Ci parla del programma che eseguirà?
È un programma di musica francese, con quattro figure estremamente importanti per la storia del pianoforte francese. Couperin, Debussy, Satie e Ravel sono compositori che sono stati fondamentali per me fin dall’infanzia. Ciò che amo di Couperin è che sia, in un certo senso, il bisnonno di Ravel. Entrambi hanno questa passione per il dettaglio e anche per il modo in cui, con poche note, con un materiale musicale molto povero, possono creare un universo gigantesco.
Sono due compositori intimi, che parlano di ciò che accade dentro, nel corpo e nello spirito, che sussurrano alla tastiera la loro infelicità, il loro malessere, quello che hanno avuto difficoltà a dire nella vita. Suonarli è un’occasione per essere il loro interprete, un po’ come se anch’io sussurrassi dolcemente all’orecchio di chi ascolta. Debussy, al contrario, è il compositore del rapporto con le nuvole, con il cosmo, con le stelle, con i sogni. È il compositore del lasciarsi andare – mentre Ravel non si lascia mai andare – e trovo molto interessante mettere Debussy e Ravel nello stesso programma perché queste due personalità totalmente diverse fanno parte della stessa famiglia, sono complementari. Quando si conoscono Debussy e Ravel, si conosce lo spirito francese.
Poi ho scelto Satie perché è il compositore che più mi commuove. È una persona che vorrei consolare, talmente infelice che vorrei parlare con lui. Era un uomo povero e lo si sente nella sua musica. Era una persona molto umile, che usava poche note aprendo però un mondo gigantesco. Ha tenuto nascoste molte cose della sua vita e le ha affidate al pianoforte. In questo programma ci sono opere cupe, come le Gnossiennes, ma anche proposte cabarettistiche come Je te veux, che è un valzer, originariamente una canzone che lui ha trasformato in una versione per pianoforte solo.

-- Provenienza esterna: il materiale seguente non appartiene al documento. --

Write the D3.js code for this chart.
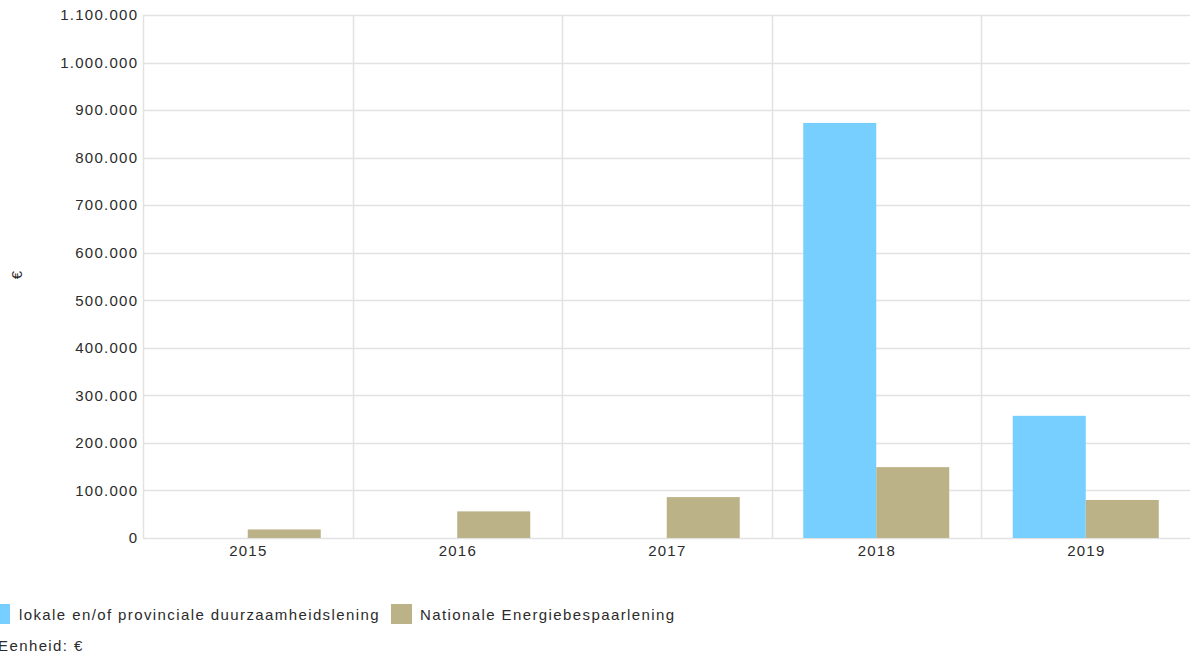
<!DOCTYPE html>
<html><head><meta charset="utf-8">
<script src="https://cdn.jsdelivr.net/npm/d3@7"></script>
<style>
html,body{margin:0;padding:0;background:#fff;overflow:hidden;}
text{font-family:"Liberation Sans",Arial,sans-serif;fill:#2b2b2b;}
</style></head>
<body>
<svg id="c" width="1190" height="657"></svg>
<script>
const categories = ["2015","2016","2017","2018","2019"];
const seriesNames = ["lokale en/of provinciale duurzaamheidslening","Nationale Energiebespaarlening"];
const lokaleValues = [0, 0, 0, 873000, 257000];
const nationaleValues = [18000, 56000, 86000, 149000, 80000];
const yTicks = [0,100000,200000,300000,400000,500000,600000,700000,800000,900000,1000000,1100000];
const colors = ["#77CFFF","#BBB287"];
const unitLabel = "Eenheid: €";
const yTitle = "€";

const svg = d3.select("#c");
const L = 143, R = 1190.5, T = 15, B = 538;
const x = d3.scaleBand().domain(categories).range([L, R]).paddingInner(0).paddingOuter(0);
const x1 = d3.scaleBand().domain([0,1]).range([0, x.bandwidth()]).paddingOuter(0.435).paddingInner(0);
const y = d3.scaleLinear().domain([0, 1100000]).range([B, T]);
const fmt = v => d3.format(",")(v).replace(/,/g, ".");
const FS = 15, LS = 1.25, LSL = 1.4;

// horizontal gridlines
svg.append("g").selectAll("line").data(yTicks).join("line")
  .attr("x1", L).attr("x2", R).attr("y1", d => Math.round(y(d))+0.5).attr("y2", d => Math.round(y(d))+0.5)
  .attr("stroke", "#e2e2e2").attr("stroke-width", 1.5);
// vertical gridlines at band edges
svg.append("g").selectAll("line").data(categories).join("line")
  .attr("x1", d => Math.round(x(d))+0.5).attr("x2", d => Math.round(x(d))+0.5)
  .attr("y1", T).attr("y2", B)
  .attr("stroke", "#e2e2e2").attr("stroke-width", 1.5);

// bars
const series = [lokaleValues, nationaleValues];
series.forEach((vals, si) => {
  svg.append("g").selectAll("rect").data(categories.map((c,i)=>({c, v: vals[i]})).filter(d=>d.v>0)).join("rect")
    .attr("x", d => x(d.c) + x1(si))
    .attr("width", x1.bandwidth())
    .attr("y", d => y(d.v))
    .attr("height", d => B - y(d.v))
    .attr("fill", colors[si]);
});

// y tick labels
svg.append("g").selectAll("text").data(yTicks).join("text")
  .attr("x", 137 + LS).attr("y", d => y(d)).attr("dy", "0.35em")
  .attr("text-anchor", "end").attr("font-size", FS).attr("letter-spacing", LS)
  .text(fmt);

// x labels
svg.append("g").selectAll("text").data(categories).join("text")
  .attr("x", d => x(d) + x.bandwidth()/2 + LS/2).attr("y", 556)
  .attr("text-anchor", "middle").attr("font-size", FS).attr("letter-spacing", LS)
  .text(d => d);

// y title
svg.append("text").attr("transform", "translate(22,275) rotate(-90)")
  .attr("text-anchor", "middle").attr("font-size", FS).text(yTitle);

// legend
const leg = [{x:-11, tx:19},{x:391, tx:420}];
seriesNames.forEach((n, i) => {
  svg.append("rect").attr("x", leg[i].x).attr("y", 604).attr("width", 21).attr("height", 20).attr("fill", colors[i]);
  svg.append("text").attr("x", leg[i].tx).attr("y", 620).attr("font-size", FS).attr("letter-spacing", LSL).text(n);
});
svg.append("text").attr("x", -2).attr("y", 651).attr("font-size", FS).attr("letter-spacing", LSL).text(unitLabel);
</script>
</body></html>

Se avesse una macchina del tempo, quali compositori del passato vorrebbe incontrare dal vivo?
Forse Chopin, che ha avuto una vita difficile e si è messo nei guai con molte persone. Mi sarebbe piaciuto anche incontrare Rachmaninov, e sicuramente Ravel. In effetti, Ravel lo incontro spesso nei miei sogni. Sogno che siamo in un ristorante, lui è nella stanza accanto. Mi dicono che è lì, quindi mi alzo. Lui mi saluta, io gli dico grazie per tutto quello che ha fatto, ma lui se ne va molto velocemente, quindi sono incontri furtivi. Ma forse la persona che più vorrei incontrare è Schubert, perché è stato infelice per tutta la vita, soprattutto in amore. Aveva bisogno di tanta consolazione e lo si sente anche nella sua musica, ma la cosa incredibile è che lui sembra dirci: “Voi nella vostra poltrona a teatro che mi ascoltate, non preoccupatevi, va tutto bene, andrà tutto bene. Non siete necessariamente felici. C’è il rumore del mondo. Ci sono le guerre, le malattie, tutti se ne vanno, ma non preoccupatevi, io sono qui, posso consolarvi”.